Reputation: 952
I have a list of strings containing IP addresses and DNS names with which I would like to remove the values beginning with "10." only. The sample data is as follows:
['www.example.com','1.2.3.4','4.3.2.1','example.net','10.1.1.10','10.1.1.11',...]
I thought this would be simple and started with the following:
for v in address:
test = re.match('(^\d+\.)',v)
if test:
if test.group(1) == '10.':
address.remove(v)
The "10." addresses were not removed although I didn't receive any errors (and did some t-shooting with "print address.remove(v)" which resulted in "None" for each "10." address. Leads me to believe the regex is wrong but it seems to work other than in this capacity.

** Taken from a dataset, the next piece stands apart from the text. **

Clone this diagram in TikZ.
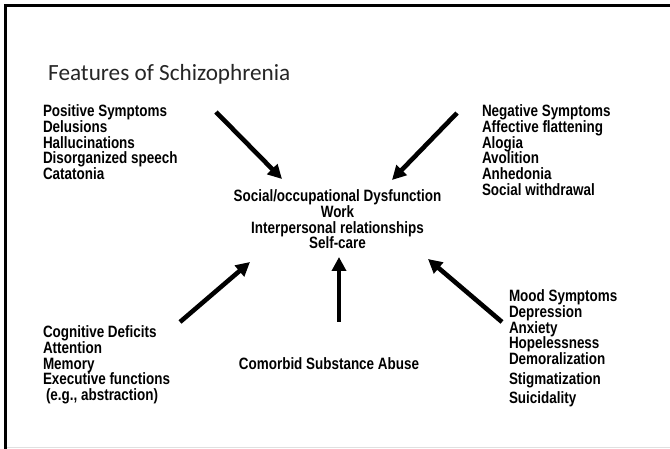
\documentclass[tikz,border=0pt]{standalone}
\usepackage{fontspec}
\usetikzlibrary{arrows.meta}
\newfontfamily\narrowfont[FakeStretch=0.82]{Liberation Sans}
\newfontfamily\titlefont{Carlito}
\tikzset{
  x=1pt, y=1pt,
  lbl/.style={inner sep=0pt, outer sep=0pt, align=left,
    font={\narrowfont\bfseries\fontsize{16.4}{15.7}\selectfont}},
  clbl/.style={lbl, align=center},
  bigarrow/.style={line width=4.6pt, -{Triangle[length=14pt,width=14pt]}},
}
\begin{document}
\begin{tikzpicture}
\useasboundingbox (0,0) rectangle (670,-449);
\fill[white] (0,0) rectangle (670,-449);
% frame
\draw[line width=3pt] (670,-6) -- (5.5,-6) -- (5.5,-449);
\draw[black!12, line width=1pt] (7,-447.5) -- (670,-447.5);
% title
\node[inner sep=0pt, anchor=base west, text=black!85, font={\titlefont\fontsize{23.2}{26}\selectfont}] (title) at (48,-81) {Features of Schizophrenia};
% text blocks
\node[lbl, anchor=north west] (pos) at (43,-105) {Positive Symptoms\\Delusions\\Hallucinations\\Disorganized speech\\Catatonia};
\node[lbl, anchor=north west] (neg) at (482,-105) {Negative Symptoms\\Affective flattening\\Alogia\\Avolition\\Anhedonia\\Social withdrawal};
\node[clbl, anchor=north] (center) at (337.5,-190) {Social/occupational Dysfunction\\Work\\Interpersonal relationships\\Self-care};
\node[lbl, anchor=north west] (cog) at (43,-326) {Cognitive Deficits\\Attention\\Memory\\Executive functions\\\hspace*{3pt}(e.g., abstraction)};
\node[lbl, anchor=north] (sub) at (329,-358) {Comorbid Substance Abuse};
\node[lbl, anchor=north west] (mood) at (509,-290) {Mood Symptoms\\Depression\\Anxiety\\Hopelessness\\Demoralization\\[4pt]Stigmatization\\[3pt]Suicidality};
% arrow endpoints
\coordinate (a1s) at (216,-112); \coordinate (a1e) at (282,-179);
\coordinate (a2s) at (457,-113); \coordinate (a2e) at (392,-180);
\coordinate (a3s) at (180,-322); \coordinate (a3e) at (250,-262);
\coordinate (a4s) at (339,-322); \coordinate (a4e) at (339,-257);
\coordinate (a5s) at (502,-322); \coordinate (a5e) at (428,-259);
\draw[bigarrow] (a1s) -- (a1e);
\draw[bigarrow] (a2s) -- (a2e);
\draw[bigarrow] (a3s) -- (a3e);
\draw[bigarrow] (a4s) -- (a4e);
\draw[bigarrow] (a5s) -- (a5e);
\end{tikzpicture}
\end{document}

So I poked around with re.purge() - this didn't help either but don't think it's a factor in my problem. I also tried using del address[...] to no avail.
Where have I gone wrong?
Thanks very much for your attention.
Upvotes: 3
Views: 27489
Reputation: 141998
One way is to create a new list
using a list comprehension and str.startswith()
:
>>> [a for a in address if not a.startswith('10.')]
['www.example.com', '1.2.3.4', '4.3.2.1', 'example.net', '...']
This avoids using regular expressions and removing items during iteration, but does create a copy.
Upvotes: 3
Reputation: 40871
The easy way would be to use list comprehensions:
filtered = [ v for v in address if not v.startswith('10.') ]
Upvotes: 14
Reputation: 4199
If would probably make sense to test first that there is really an IP address in question.
Otherwise 10.some-cdn.some-mighty-corp.com will be filtered out.
Upvotes: 1
Reputation: 9537
What you've done wrong here is iterating over a list while you're changing the list. That means the iteration gets confused.
See Removing Item From List - during iteration - what's wrong with this idiom? for some suggestions on how to do this correctly.